Bônus 2 – em 2017, fizemos um Top 17 de “judas” do futebol argentino, com o critério objetivo de quem defendeu ao menos duas duplas rivais no país. Abaixo de Boca & River e Racing & Independiente, duas rivalidades têm seus argumentos para serem consideradas à terceira colocação de mais importante do país: Newell’s x Rosario Central e Huracán x San Lorenzo. Menotti é o único a trabalhar nos dois lados do Superclásico e no Clásico Rosarino. E também o único a trabalhar no Clásico de Avellaneda e no Rosarino. Como seu primeiro grande trabalho foi no Huracán, só faltou-lhe o San Lorenzo para unificar tudo.

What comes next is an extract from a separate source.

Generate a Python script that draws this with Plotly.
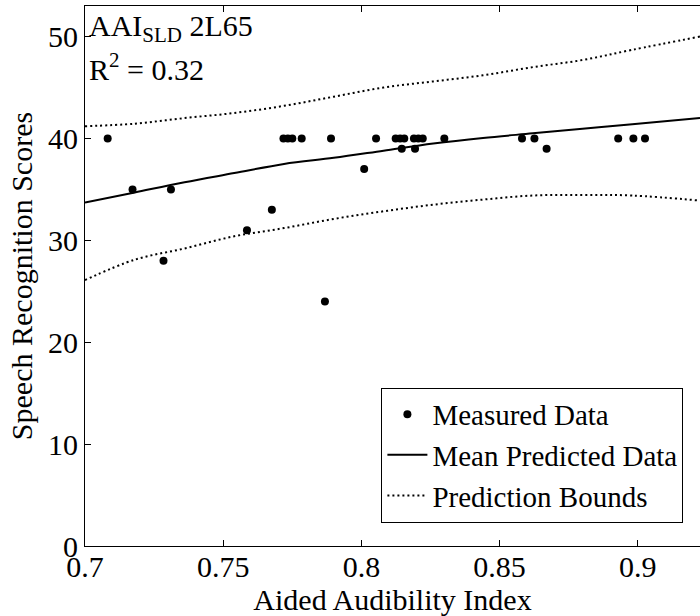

Considerando apenas Boca & River e a segunda rivalidade da capital que é Huracán & San Lorenzo, somente Adolfo Pedernera, José Varacka e Héctor Veira estiveram nos quatro – e Veira também esteve em Palmeiras e Corinthians também (!). Houve ainda dois que defenderam a segunda dupla da capital e a dupla de Avellaneda: o citado Carlos Gay e outro goleiro, Esteban Pogany. Esses três e outros vira-casacas das principais camisas do país serão detalhados em Especiais próximos nessa semana festiva. Por fim, o citado Juan Bartoldi é o único a ter sido canalla, leproso, cuervo e quemero.